Kimbrough, Ryzhikov and Borisenko will be busy almost immediately upon arriving at the space station Friday (Oct. 21). Two days after they dock, Orbital ATK's Cygnus cargo spacecraft will berth at the orbital complex, bringing more than 5,000 pounds (2,300 kg) of supplies and equipment for Expedition 50. The Russian supply ship Progress MS-04 will then dock in early December. JAXA's H-II Transfer Vehicle (HTV) "Kounotori 6" is scheduled to arrive by the middle of the month.
Expedition 50 crew: Andrei Borisenko, Shane Kimbrough, Sergey Ryzhikov, Thomas Pesquet, Peggy Whitson, Oleg Novitsky. (NASA) |
Another Orbital ATK Cygnus is scheduled to resupply the station in early January, followed by another Progress in early February. SpaceX may also launch a Dragon cargo vehicle to the space station, pending its Falcon 9 rocket's return to flight after a launch pad failure in September.

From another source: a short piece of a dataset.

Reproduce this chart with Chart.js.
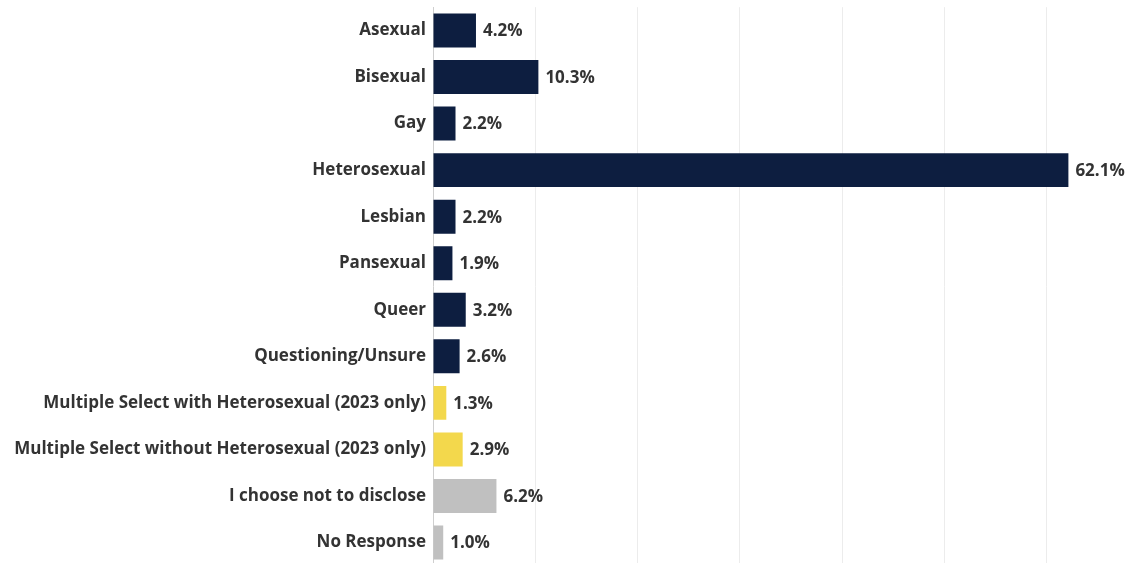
<!DOCTYPE html>
<html>
<head>
<meta charset="utf-8">
<script src="https://cdn.jsdelivr.net/npm/chart.js@4"></script>
<style>
  html, body { margin: 0; padding: 0; background: #fff; overflow: hidden; }
  #wrap { width: 1139px; height: 593px; margin-top: -10px; }
</style>
</head>
<body>
<div id="wrap"><canvas id="orientation"></canvas></div>
<script>
// categories and shares (%)
const categories = [
  'Asexual', 'Bisexual', 'Gay', 'Heterosexual', 'Lesbian', 'Pansexual', 'Queer',
  'Questioning/Unsure', 'Multiple Select with Heterosexual (2023 only)',
  'Multiple Select without Heterosexual (2023 only)', 'I choose not to disclose', 'No Response'
]
const shares = [4.2, 10.3, 2.2, 62.1, 2.2, 1.9, 3.2, 2.6, 1.3, 2.9, 6.2, 1.0]
// bar group per category: 0 = single identity, 1 = multiple select, 2 = no answer
const groups = [0, 0, 0, 0, 0, 0, 0, 0, 1, 1, 2, 2]
const groupColors = ['#0d1e40', '#f3d84c', '#c0c0c0']
const xTicks = [0, 10, 20, 30, 40, 50, 60]

const FONT = '"Open Sans", "Noto Sans", sans-serif'

// percent text at the end of each bar
const valueLabels = {
  id: 'valueLabels',
  afterDatasetsDraw(chart){
    const ctx = chart.ctx
    const meta = chart.getDatasetMeta(0)
    ctx.save()
    ctx.font = `bold 17px ${FONT}`
    ctx.fillStyle = '#333'
    ctx.textBaseline = 'middle'
    ctx.textAlign = 'left'
    meta.data.forEach((bar, i) => {
      ctx.fillText(shares[i].toFixed(1) + '%', bar.x + 7, bar.y + 1)
    })
    ctx.restore()
  }
}

new Chart(document.getElementById('orientation'), {
  type: 'bar',
  data: {
    labels: categories,
    datasets: [{
      data: shares,
      backgroundColor: groups.map(g => groupColors[g]),
      barPercentage: 0.73,
      categoryPercentage: 1
    }]
  },
  options: {
    indexAxis: 'y',
    responsive: true,
    maintainAspectRatio: false,
    animation: false,
    layout: { padding: 0 },
    plugins: {
      legend: { display: false },
      tooltip: { enabled: false }
    },
    scales: {
      x: {
        min: 0,
        max: 69,
        afterBuildTicks(axis){
          axis.ticks = xTicks.map(v => ({ value: v }))
        },
        afterFit(axis){ axis.height = 0 },
        ticks: { display: false },
        grid: {
          color: c => c.tick && c.tick.value === 0 ? 'rgba(0,0,0,0)' : '#ececec',
          drawTicks: false
        },
        border: { display: false }
      },
      y: {
        afterFit(axis){ axis.width = 433 },
        ticks: {
          color: '#333',
          padding: 7,
          font: { family: FONT, size: 17, weight: 'bold' }
        },
        grid: { display: false, drawTicks: false },
        border: { display: true, color: '#cfcfcf', dash: [1, 2] }
      }
    }
  },
  plugins: [valueLabels]
})
</script>
</body>
</html>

Kimbrough, Ryzhikov and Borisenko will also work on the hundreds of experiments underway on the space station, as will begin new investigations into the behavior of fire in space, the effects of lighting on astronauts' health and the physics, nature and dynamics of neutron stars.
Kimbrough may also conduct one, if not two, spacewalks, in part to replace batteries for the station's solar arrays.
The Soyuz MS-02 launch marked the start of Borisenko's and Kimbrough's second spaceflight.
Soyuz MS-02 crew patch. (Roscosmos/Spacepatches.nl) |
Borisenko, 52, logged 164 days on board the space station as an Expedition 27 flight engineer and the commander of Expedition 28 in 2011.
Kimbrough, 49, first visited the space station as a mission specialist on space shuttle Endeavour's STS-126 mission in 2008, logging almost 16 days in orbit.
Ryzhikov, 42, is making his first flight as the commander of the Soyuz MS-02 mission.
The three crewmates are slated to return to Earth aboard Soyuz MS-02 on Feb. 25, 2017.
Soyuz MS-02 is the 48th Soyuz to fly to the International Space Station and the 131st to launch since the first flight of Russia's Soyuz-class of spacecraft in 1967.